No son pocas las palabras y expresiones que han
pasado a formar parte del vocabulario cotidiano desde que llegó a nosotros el
vendaval que sacude el mundo.
A las cosas, para que existan, se les ha de poner un
nombre. El de la amenaza que nos atemoriza ya lo tenía, pero plaga y peste era
ir para atrás, a la Edad Media, así que pandemia,
que hay que explicar el significado porque no es lo mismo que epidemia.
Confinamiento, otra
palabra que ha vuelto. También ella sufría lo que designa, pues raras eran las
veces que salía del diccionario. Lo que nombra parecía cosa del pasado, y apenas
nadie la usaba. Ahora define nuestro estado y circunstancia, y hasta los niños
la conocen. Había otras, encierro, o reclusión, o aislamiento, pero no sonaban
tan bien, por lo de las connotaciones que arrastran.
Otro tanto ocurre con la cuarentena, que es el aislamiento preventivo a que se somete
durante un período de tiempo, por razones sanitarias, a las personas enfermas o
portadoras de una enfermedad. Aunque al adjetivo preventivo habría que añadirle
este otro, vigilado, pues concurre asimismo esta circunstancia, y se han
impuesto por ello denuncias a los infractores. Cuarentena es palabra añeja, y
acaso sea esa la razón por la que algunos la desdeñan, y quién sabe si también
por las reminiscencias bíblicas que despierta: los cuarenta días y cuarenta
noches que duró el diluvio universal, los cuarenta días que pasó Jesús en el
desierto, los cuarenta días que comprende la cuaresma...
Nadie había oído hablar del dichoso bicho, coronavirus, un nombre que no le pega
porque si bien se mira es bonito. A lo mejor para otra cosa, una medicina por
ejemplo, o una de esas averías que tienen los ordenadores, o algún invento
nuevo, pero llamarle así a un microbio tan maligno... Tampoco suena mal el
nombre de la enfermedad, la covid-19,
o el covid-19, que los dos géneros son correctos, aunque la Real Academia de la
Lengua prefiere el femenino.
No sabemos si la vida que nos aguarda cuando esto pase será
como la de antes, o si habremos de adaptarnos a esa nueva normalidad de la que hablan. Y ya de entrada sorprende la
expresión, porque la normalidad, para serlo, presupone un hábito o costumbre,
una forma de vida a la que se ajustan los quehaceres ordinarios, y cómo va
entonces a ser nueva si previamente no se ha ejercitado. Pero la realidad hay
que vestirla, y no lucen igual todas las telas.
La desescalada,
así han bautizado a la situación en que hace bien poco acabamos de entrar, que
ha sido posible, entre otras cosas, porque la
curva se está aplanando, la curva de los contagios, se entiende;
desescalada, que equivale a disminución o relajamiento, es vocablo incorporado
del inglés y no lo registra el diccionario de la Real Academia.

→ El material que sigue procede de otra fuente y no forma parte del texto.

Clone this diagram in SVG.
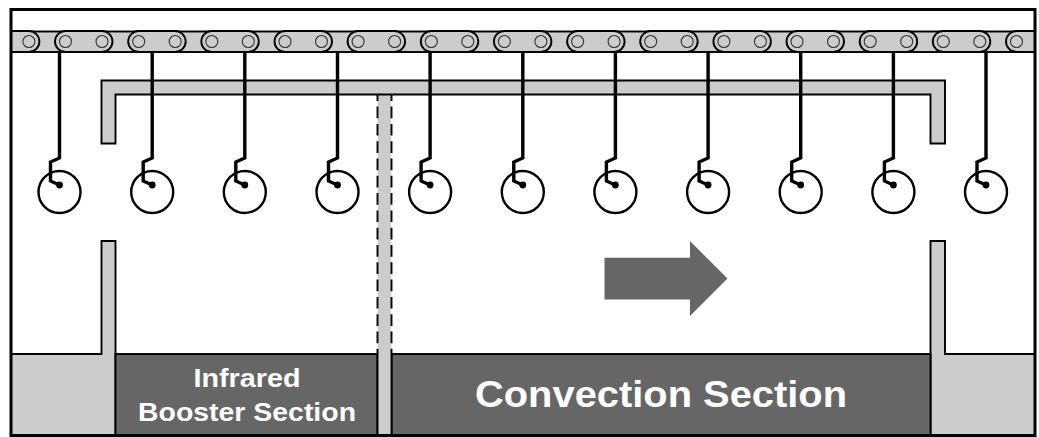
<svg xmlns="http://www.w3.org/2000/svg" width="1039" height="437" viewBox="0 0 1039 437">
<defs>
<style>
.g{fill:#ccc;stroke:#000;stroke-width:1.9}
.link{fill:#ccc;stroke:#000;stroke-width:1.9}
.pin{fill:none;stroke:#333;stroke-width:1.1}
.h{fill:none;stroke:#000;stroke-width:3.4}
.r{fill:none;stroke:#000;stroke-width:2.4}
.d{fill:#666;stroke:#000;stroke-width:1.9}
text{font-family:"Liberation Sans",Arial,sans-serif;font-weight:700;fill:#fff;text-anchor:middle}
</style>
<clipPath id="cc"><rect x="11" y="30" width="1024" height="23"/></clipPath>
<g id="lk"><rect class="link" x="-10.5" y="-10.5" width="57.5" height="21" rx="10.5"/><circle class="pin" cx="0" cy="0" r="6"/><circle class="pin" cx="36.5" cy="0" r="6"/></g>
<g id="hg"><path class="h" d="M0 52V158L-9 162V181L0 185"/><circle cx="0" cy="185" r="3.4"/><circle class="r" cx="0" cy="192" r="21"/></g>
</defs>
<rect width="1039" height="437" fill="#fff"/>
<g id="lower-left"><path class="g" d="M11 354H101.5V241H115.5V435.5H11Z"/></g>
<g id="lower-right"><path class="g" d="M1035 354H945V241H930.5V435.5H1035Z"/></g>
<g id="infrared-section"><rect class="d" x="115.5" y="354" width="262" height="81.5"/><text x="247" y="387" font-size="25" textLength="107" lengthAdjust="spacingAndGlyphs">Infrared</text><text x="247" y="421" font-size="25" textLength="218" lengthAdjust="spacingAndGlyphs">Booster Section</text></g>
<g id="convection-section"><rect class="d" x="391.5" y="354" width="539" height="81.5"/><text x="661" y="406.5" font-size="37" textLength="372" lengthAdjust="spacingAndGlyphs">Convection Section</text></g>
<g id="divider"><rect x="378" y="94" width="13" height="341" fill="#ccc"/><path d="M377.5 94V354M391.5 94V354" fill="none" stroke="#000" stroke-width="1.9" stroke-dasharray="11.7 5.6" stroke-dashoffset="4.7"/><path d="M377.5 354V435.5M391.5 354V435.5" fill="none" stroke="#000" stroke-width="1.9"/></g>
<g id="duct"><path class="g" d="M101.5 143.5V80.5H945V143.5H930.5V94.5H115.5V143.5Z"/></g>
<g id="chain"><rect x="11" y="31.5" width="1024" height="20.5" class="g"/>
<g clip-path="url(#cc)"><use href="#lk" x="-7.6" y="41.5"/><use href="#lk" x="65.5" y="41.5"/><use href="#lk" x="138.7" y="41.5"/><use href="#lk" x="211.8" y="41.5"/><use href="#lk" x="285" y="41.5"/><use href="#lk" x="358.1" y="41.5"/><use href="#lk" x="431.3" y="41.5"/><use href="#lk" x="504.4" y="41.5"/><use href="#lk" x="577.6" y="41.5"/><use href="#lk" x="650.7" y="41.5"/><use href="#lk" x="723.9" y="41.5"/><use href="#lk" x="797" y="41.5"/><use href="#lk" x="870.2" y="41.5"/><use href="#lk" x="943.3" y="41.5"/><use href="#lk" x="1016.5" y="41.5"/></g>
</g>
<g id="connectors"><use href="#hg" x="59.5"/><use href="#hg" x="152.2"/><use href="#hg" x="244.8"/><use href="#hg" x="337.5"/><use href="#hg" x="430.1"/><use href="#hg" x="522.8"/><use href="#hg" x="615.4"/><use href="#hg" x="708.1"/><use href="#hg" x="800.7"/><use href="#hg" x="893.4"/><use href="#hg" x="986"/></g>
<g id="direction-arrow"><path d="M604.5 257.7H690V241L727.5 278.5L690 316V299.5H604.5Z" fill="#666"/></g>
<rect id="frame" x="11" y="9.5" width="1024" height="426" fill="none" stroke="#000" stroke-width="3"/>
</svg>
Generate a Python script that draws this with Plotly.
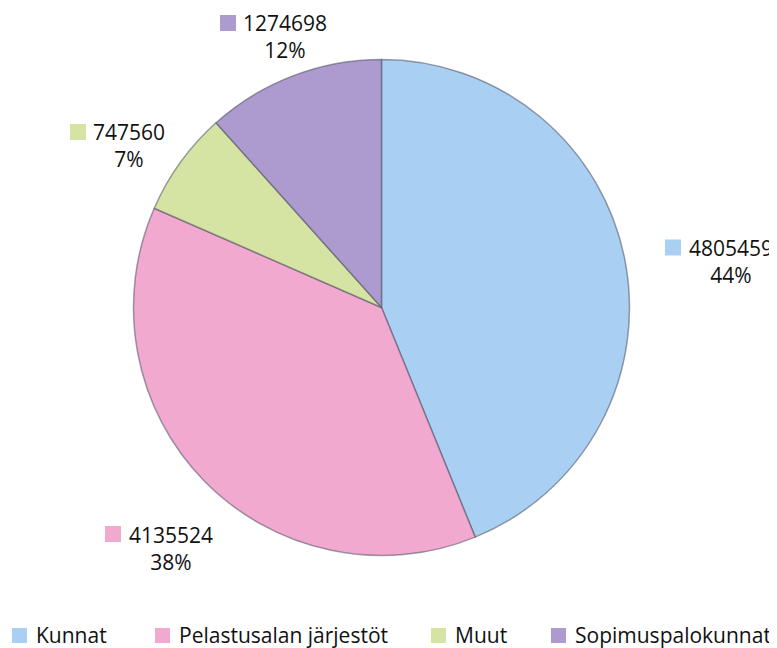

Y con la desescalada, la previsión del futuro, cuadriculado
en cuatro fases, regidas cada una
por una serie de normas, entre las que destacan las franjas horarias para salir a la calle.
Se mantiene, no obstante, la obligación de respetar la
distancia de seguridad. La distancia
social se le llama también, pese al equívoco de la expresión, que solía
emplearse casi siempre hasta ahora en sentido sociológico, para aludir a la
diferencia entre los distintos estamentos.